Fan d’animes japonais
À chacun son style. Certains défenseurs sont rugueux, et pas que dans les gestes. Les joutes verbales? Konaté ne connaît pas. Pas du tout, même. « Quand j’étais au centre (de formation, à Sochaux), je me rappelle des professionnels, je ne vais pas citer les noms , pouffe-t-il de rire. Ils me disaient : “L’attaquant, tu dois lui faire ci, tu dois lui faire ça pour le déconcentrer.”Mais non, non, non, avec moi, on va s’affronter sans vice. Je n’essaie pas de déconcentrer l’adversaire . »
De toute façon, pas le temps pour ça. Lorsqu’il évoque le terrain, Konaté répète les mêmes termes: «Ça va trop vite.» L’intensité, composante essentielle du football moderne, fait que «tu ne peux pas écouter les consignes du coach, qui crie sur le bord du terrain. Ce sont des décisions que tu dois prendre.»

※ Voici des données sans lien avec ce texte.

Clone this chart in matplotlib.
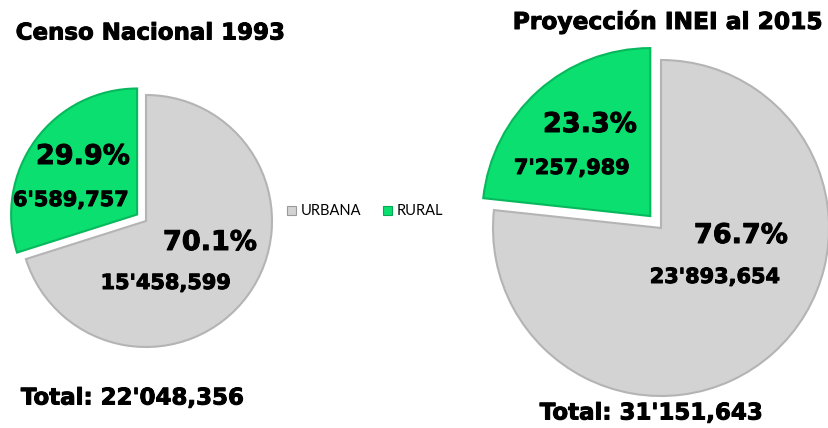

Personnalité et concentration, des mots-clés, d’autant plus lorsque l’international français (4 sélections), droitier, joue dans l’axe gauche de la défense. Il l’a fait, souvent, avec Liverpool et les Bleus. Pour le néophyte, axe gauche ou axe droit ne change rien. Pas pour les acteurs. « J’ai beaucoup échangé avec van Dijk à ce sujet , confie Konaté. Il préfère jouer à gauche (alors qu’il est droitier). Je lui ai demandé pourquoi, et c’est surtout par rapport au positionnement, pour pouvoir reculer plus rapidement avec son pied d’appui . » En bon soldat, Konaté estime qu’il doit se tenir «prêt» selon les besoins des Bleus. Sans impatience, en gardant sa soif de progrès. D’où sa réponse mûrement réfléchie lorsqu’on demande à ce fan d’animes japonais quel personnage du célèbre manga Dragon Ball Z
il serait, sur le terrain. «Je dis Son Goku (le héros du manga), parce que plus ses adversaires sont forts, plus il est déterminé à les combattre . Moi, c’est pareil. Tu ne vas pas toujours gagner, tu vas perdre, mais ces défaites te rendent plus fort . » À l’image de sa grande mais vaine performance, en finale de Ligue des champions avec Liverpool il y a six mois (défaite 1- 0 contre le Real Madrid). Un revers qui n’a pas arraché sa bonne humeur solaire présente à Doha pour réchauffer les Bleus.